EXERCISE GOAL> Leave out all pictures. Return exactly the lines from the top of the material through the line containing "legend=False)".

DATA EXTRACT>
++++++++++

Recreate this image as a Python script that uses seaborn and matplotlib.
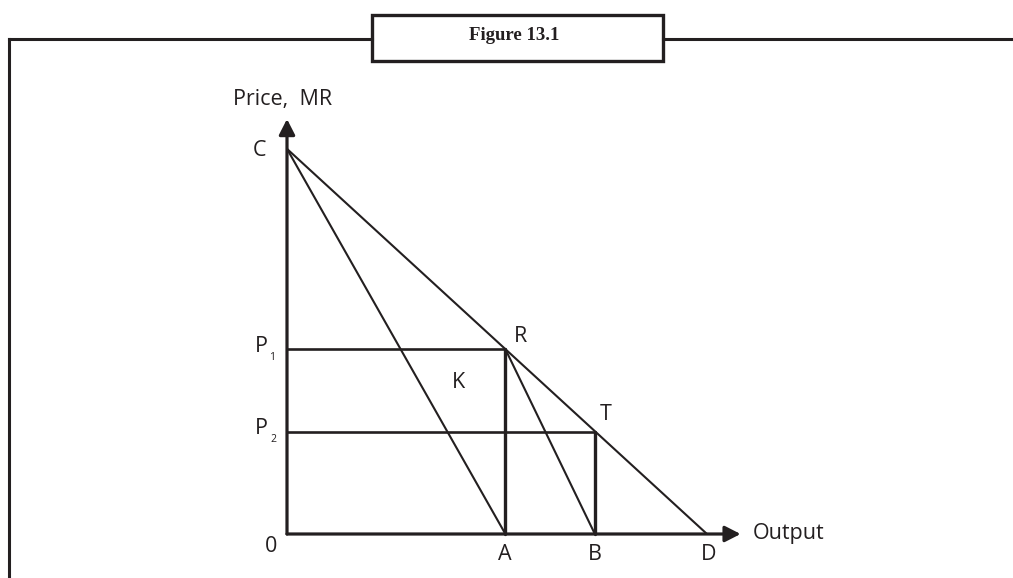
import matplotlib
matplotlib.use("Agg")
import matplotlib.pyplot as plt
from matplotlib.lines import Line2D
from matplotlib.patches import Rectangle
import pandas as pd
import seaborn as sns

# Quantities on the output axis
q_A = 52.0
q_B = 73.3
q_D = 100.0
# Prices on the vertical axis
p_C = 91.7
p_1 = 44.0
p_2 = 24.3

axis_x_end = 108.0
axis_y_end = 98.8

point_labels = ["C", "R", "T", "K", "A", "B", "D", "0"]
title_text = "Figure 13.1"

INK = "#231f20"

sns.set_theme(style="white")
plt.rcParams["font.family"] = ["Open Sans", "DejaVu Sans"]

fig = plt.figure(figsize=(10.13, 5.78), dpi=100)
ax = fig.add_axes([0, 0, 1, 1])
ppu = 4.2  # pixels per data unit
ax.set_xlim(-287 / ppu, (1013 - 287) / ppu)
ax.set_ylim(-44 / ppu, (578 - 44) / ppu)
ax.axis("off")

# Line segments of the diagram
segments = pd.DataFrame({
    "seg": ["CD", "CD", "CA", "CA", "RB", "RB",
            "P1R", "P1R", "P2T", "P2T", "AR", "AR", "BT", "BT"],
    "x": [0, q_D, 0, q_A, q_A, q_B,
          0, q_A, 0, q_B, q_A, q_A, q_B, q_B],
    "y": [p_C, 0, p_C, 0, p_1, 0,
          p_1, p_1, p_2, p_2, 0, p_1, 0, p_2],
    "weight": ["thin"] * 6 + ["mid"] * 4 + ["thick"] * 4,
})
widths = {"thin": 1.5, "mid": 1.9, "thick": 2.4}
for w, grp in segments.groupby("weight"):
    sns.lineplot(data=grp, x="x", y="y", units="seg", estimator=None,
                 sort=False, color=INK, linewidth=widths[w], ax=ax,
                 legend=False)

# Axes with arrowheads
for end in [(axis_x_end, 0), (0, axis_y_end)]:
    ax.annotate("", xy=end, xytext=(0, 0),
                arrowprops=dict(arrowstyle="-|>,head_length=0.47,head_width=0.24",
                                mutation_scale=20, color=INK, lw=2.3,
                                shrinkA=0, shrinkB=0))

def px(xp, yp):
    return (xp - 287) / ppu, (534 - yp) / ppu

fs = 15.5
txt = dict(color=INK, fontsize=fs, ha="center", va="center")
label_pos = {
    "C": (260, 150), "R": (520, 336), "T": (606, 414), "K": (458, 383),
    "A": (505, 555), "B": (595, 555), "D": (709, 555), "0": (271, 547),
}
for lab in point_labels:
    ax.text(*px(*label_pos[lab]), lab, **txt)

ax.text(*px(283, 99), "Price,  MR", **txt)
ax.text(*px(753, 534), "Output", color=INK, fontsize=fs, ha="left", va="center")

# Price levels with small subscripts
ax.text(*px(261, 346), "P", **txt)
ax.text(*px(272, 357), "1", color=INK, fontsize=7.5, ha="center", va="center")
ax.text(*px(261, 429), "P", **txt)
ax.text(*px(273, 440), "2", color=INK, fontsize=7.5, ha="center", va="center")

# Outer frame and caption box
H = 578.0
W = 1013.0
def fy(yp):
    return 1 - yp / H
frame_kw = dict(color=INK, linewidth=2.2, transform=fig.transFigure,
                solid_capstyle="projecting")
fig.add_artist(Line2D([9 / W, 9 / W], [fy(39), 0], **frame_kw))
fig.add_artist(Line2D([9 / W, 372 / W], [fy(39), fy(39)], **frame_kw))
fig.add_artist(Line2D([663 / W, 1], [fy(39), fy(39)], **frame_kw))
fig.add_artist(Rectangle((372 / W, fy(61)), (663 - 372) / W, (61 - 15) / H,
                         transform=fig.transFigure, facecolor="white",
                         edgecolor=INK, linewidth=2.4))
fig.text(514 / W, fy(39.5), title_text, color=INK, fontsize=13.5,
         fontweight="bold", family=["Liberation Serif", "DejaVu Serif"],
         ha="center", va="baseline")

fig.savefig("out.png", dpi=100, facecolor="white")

++++++++++

ANSWER FOR THIS EXERCISE>
Recreate this image as a Python script that uses seaborn and matplotlib.
import matplotlib
matplotlib.use("Agg")
import matplotlib.pyplot as plt
from matplotlib.lines import Line2D
from matplotlib.patches import Rectangle
import pandas as pd
import seaborn as sns

# Quantities on the output axis
q_A = 52.0
q_B = 73.3
q_D = 100.0
# Prices on the vertical axis
p_C = 91.7
p_1 = 44.0
p_2 = 24.3

axis_x_end = 108.0
axis_y_end = 98.8

point_labels = ["C", "R", "T", "K", "A", "B", "D", "0"]
title_text = "Figure 13.1"

INK = "#231f20"

sns.set_theme(style="white")
plt.rcParams["font.family"] = ["Open Sans", "DejaVu Sans"]

fig = plt.figure(figsize=(10.13, 5.78), dpi=100)
ax = fig.add_axes([0, 0, 1, 1])
ppu = 4.2  # pixels per data unit
ax.set_xlim(-287 / ppu, (1013 - 287) / ppu)
ax.set_ylim(-44 / ppu, (578 - 44) / ppu)
ax.axis("off")

# Line segments of the diagram
segments = pd.DataFrame({
    "seg": ["CD", "CD", "CA", "CA", "RB", "RB",
            "P1R", "P1R", "P2T", "P2T", "AR", "AR", "BT", "BT"],
    "x": [0, q_D, 0, q_A, q_A, q_B,
          0, q_A, 0, q_B, q_A, q_A, q_B, q_B],
    "y": [p_C, 0, p_C, 0, p_1, 0,
          p_1, p_1, p_2, p_2, 0, p_1, 0, p_2],
    "weight": ["thin"] * 6 + ["mid"] * 4 + ["thick"] * 4,
})
widths = {"thin": 1.5, "mid": 1.9, "thick": 2.4}
for w, grp in segments.groupby("weight"):
    sns.lineplot(data=grp, x="x", y="y", units="seg", estimator=None,
                 sort=False, color=INK, linewidth=widths[w], ax=ax,
                 legend=False)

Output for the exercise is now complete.